### Given request
Leaving out every picture, copy the lines of the data exactly, from the first through the line containing "const rightYTicks = [0, 0.5];".

### Recorded data
— BEGIN —

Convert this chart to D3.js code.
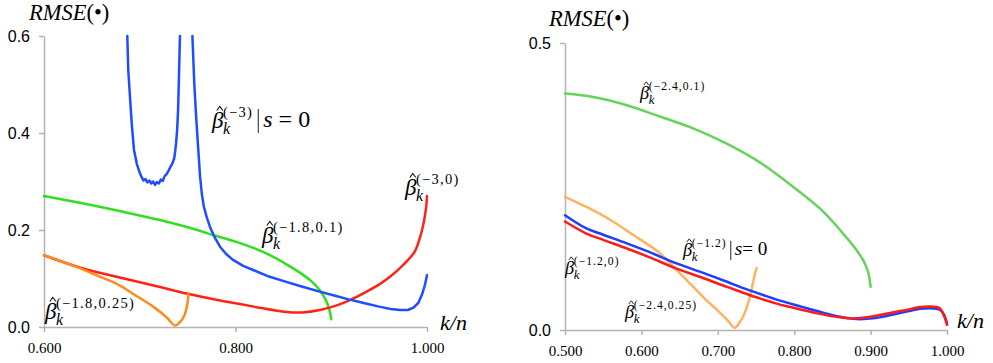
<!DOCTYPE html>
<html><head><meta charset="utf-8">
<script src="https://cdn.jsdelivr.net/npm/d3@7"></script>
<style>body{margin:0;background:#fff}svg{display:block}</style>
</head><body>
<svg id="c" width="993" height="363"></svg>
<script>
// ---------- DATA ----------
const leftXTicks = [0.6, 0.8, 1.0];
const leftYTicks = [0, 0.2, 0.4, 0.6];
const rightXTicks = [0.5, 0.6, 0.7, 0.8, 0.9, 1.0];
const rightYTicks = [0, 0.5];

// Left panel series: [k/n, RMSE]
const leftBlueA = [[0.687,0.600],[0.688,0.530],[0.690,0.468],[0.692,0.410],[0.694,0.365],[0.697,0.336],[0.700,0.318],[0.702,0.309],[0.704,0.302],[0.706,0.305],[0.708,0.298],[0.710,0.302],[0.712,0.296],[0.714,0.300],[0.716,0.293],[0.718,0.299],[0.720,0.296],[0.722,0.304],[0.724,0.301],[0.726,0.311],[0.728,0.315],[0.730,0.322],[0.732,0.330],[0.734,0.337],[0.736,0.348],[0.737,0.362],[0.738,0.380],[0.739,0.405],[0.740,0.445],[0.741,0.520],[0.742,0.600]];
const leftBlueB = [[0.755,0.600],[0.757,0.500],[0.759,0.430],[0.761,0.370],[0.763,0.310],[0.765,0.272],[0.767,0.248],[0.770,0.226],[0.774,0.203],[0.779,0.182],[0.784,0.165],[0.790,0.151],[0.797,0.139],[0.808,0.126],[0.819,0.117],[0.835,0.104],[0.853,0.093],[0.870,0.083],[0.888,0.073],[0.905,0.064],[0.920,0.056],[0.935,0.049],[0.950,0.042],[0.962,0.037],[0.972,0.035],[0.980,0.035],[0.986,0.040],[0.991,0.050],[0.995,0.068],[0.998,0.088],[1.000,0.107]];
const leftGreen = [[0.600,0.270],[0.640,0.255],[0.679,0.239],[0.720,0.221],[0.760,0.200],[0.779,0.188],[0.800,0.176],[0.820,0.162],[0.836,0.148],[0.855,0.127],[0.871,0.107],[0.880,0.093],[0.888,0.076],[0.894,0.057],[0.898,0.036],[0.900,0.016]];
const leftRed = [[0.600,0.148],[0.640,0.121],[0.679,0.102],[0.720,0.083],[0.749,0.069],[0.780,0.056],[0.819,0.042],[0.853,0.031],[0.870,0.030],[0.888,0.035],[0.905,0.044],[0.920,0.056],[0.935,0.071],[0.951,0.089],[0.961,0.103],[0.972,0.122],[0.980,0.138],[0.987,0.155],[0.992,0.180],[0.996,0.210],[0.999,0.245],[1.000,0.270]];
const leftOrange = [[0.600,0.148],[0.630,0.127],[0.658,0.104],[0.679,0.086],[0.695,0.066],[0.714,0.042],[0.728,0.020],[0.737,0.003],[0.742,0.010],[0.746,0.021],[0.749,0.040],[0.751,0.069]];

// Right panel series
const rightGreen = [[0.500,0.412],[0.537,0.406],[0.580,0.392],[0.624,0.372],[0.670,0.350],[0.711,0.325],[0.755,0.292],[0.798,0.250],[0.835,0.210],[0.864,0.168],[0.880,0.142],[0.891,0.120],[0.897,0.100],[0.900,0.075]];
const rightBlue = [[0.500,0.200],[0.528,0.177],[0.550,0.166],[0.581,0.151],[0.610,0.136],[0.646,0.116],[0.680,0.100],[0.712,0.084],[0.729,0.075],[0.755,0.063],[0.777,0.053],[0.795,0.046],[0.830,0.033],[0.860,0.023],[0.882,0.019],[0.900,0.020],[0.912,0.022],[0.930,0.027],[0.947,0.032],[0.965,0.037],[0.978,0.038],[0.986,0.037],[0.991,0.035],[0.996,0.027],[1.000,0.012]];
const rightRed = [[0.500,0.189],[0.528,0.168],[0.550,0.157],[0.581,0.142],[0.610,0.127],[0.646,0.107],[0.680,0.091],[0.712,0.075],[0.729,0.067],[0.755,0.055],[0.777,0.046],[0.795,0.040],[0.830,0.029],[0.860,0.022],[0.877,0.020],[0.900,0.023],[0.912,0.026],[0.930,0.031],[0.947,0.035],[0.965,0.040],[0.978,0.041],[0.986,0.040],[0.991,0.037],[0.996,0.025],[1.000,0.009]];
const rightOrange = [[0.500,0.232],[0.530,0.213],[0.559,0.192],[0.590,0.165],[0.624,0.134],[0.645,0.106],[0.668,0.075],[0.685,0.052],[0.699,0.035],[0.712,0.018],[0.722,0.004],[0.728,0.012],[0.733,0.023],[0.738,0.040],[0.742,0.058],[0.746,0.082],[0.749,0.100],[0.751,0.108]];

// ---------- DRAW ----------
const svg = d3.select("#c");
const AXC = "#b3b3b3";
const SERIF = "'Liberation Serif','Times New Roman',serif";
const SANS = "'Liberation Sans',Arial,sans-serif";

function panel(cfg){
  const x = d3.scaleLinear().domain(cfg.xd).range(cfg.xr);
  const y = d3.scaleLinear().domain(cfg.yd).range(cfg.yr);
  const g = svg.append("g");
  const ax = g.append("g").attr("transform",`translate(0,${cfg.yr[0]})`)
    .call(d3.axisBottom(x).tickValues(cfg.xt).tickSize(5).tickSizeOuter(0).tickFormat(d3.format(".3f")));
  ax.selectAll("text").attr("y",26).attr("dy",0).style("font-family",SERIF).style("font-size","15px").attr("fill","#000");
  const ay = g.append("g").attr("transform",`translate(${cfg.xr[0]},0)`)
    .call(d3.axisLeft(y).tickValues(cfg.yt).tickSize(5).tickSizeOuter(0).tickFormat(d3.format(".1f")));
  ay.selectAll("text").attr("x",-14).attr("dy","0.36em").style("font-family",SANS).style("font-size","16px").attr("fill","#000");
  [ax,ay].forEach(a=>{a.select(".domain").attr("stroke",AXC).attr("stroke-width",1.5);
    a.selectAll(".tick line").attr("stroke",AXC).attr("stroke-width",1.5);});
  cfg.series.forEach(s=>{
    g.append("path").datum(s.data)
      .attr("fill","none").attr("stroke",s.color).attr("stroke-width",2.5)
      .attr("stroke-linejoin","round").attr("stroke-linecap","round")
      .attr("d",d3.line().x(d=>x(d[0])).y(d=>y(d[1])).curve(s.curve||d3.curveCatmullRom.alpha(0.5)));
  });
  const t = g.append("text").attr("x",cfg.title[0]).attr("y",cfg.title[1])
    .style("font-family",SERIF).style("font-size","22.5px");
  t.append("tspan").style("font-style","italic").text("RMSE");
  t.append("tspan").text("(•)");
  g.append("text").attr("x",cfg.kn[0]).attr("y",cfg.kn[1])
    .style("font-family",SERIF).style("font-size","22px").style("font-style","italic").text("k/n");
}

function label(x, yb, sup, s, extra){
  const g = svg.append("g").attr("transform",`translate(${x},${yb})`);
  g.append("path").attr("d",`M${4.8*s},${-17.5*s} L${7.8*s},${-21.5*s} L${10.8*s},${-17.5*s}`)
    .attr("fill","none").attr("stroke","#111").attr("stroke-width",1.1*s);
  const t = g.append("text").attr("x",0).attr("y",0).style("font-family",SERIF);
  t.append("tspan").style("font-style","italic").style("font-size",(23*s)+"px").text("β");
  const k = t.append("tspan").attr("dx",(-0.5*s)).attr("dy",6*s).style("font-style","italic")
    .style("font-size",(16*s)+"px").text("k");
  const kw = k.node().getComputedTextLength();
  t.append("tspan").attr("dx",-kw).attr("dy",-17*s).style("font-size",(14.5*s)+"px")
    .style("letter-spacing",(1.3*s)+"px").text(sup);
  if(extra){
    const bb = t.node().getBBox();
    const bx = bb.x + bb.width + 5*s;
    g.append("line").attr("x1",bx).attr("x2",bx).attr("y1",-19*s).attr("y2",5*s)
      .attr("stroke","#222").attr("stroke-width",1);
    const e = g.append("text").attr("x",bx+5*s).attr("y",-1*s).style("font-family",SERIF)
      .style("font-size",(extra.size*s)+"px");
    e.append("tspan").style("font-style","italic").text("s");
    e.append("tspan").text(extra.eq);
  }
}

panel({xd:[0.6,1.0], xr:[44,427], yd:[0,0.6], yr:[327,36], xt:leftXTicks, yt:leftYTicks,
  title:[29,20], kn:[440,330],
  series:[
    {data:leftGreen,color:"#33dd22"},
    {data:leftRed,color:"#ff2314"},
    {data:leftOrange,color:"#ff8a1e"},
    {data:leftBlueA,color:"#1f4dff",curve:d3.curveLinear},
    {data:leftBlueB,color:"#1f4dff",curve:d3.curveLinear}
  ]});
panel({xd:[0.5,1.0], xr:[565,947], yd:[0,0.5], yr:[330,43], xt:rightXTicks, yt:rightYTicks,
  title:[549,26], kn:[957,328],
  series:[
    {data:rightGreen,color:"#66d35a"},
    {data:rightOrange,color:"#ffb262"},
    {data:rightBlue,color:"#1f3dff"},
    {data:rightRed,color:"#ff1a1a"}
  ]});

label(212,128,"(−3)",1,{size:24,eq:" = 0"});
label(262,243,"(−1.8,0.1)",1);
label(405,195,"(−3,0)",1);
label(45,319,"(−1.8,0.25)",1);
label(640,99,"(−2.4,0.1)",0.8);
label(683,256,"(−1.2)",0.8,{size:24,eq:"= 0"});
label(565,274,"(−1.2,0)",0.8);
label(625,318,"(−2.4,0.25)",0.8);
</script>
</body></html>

— END —

### The response
Convert this chart to D3.js code.
<!DOCTYPE html>
<html><head><meta charset="utf-8">
<script src="https://cdn.jsdelivr.net/npm/d3@7"></script>
<style>body{margin:0;background:#fff}svg{display:block}</style>
</head><body>
<svg id="c" width="993" height="363"></svg>
<script>
// ---------- DATA ----------
const leftXTicks = [0.6, 0.8, 1.0];
const leftYTicks = [0, 0.2, 0.4, 0.6];
const rightXTicks = [0.5, 0.6, 0.7, 0.8, 0.9, 1.0];
const rightYTicks = [0, 0.5];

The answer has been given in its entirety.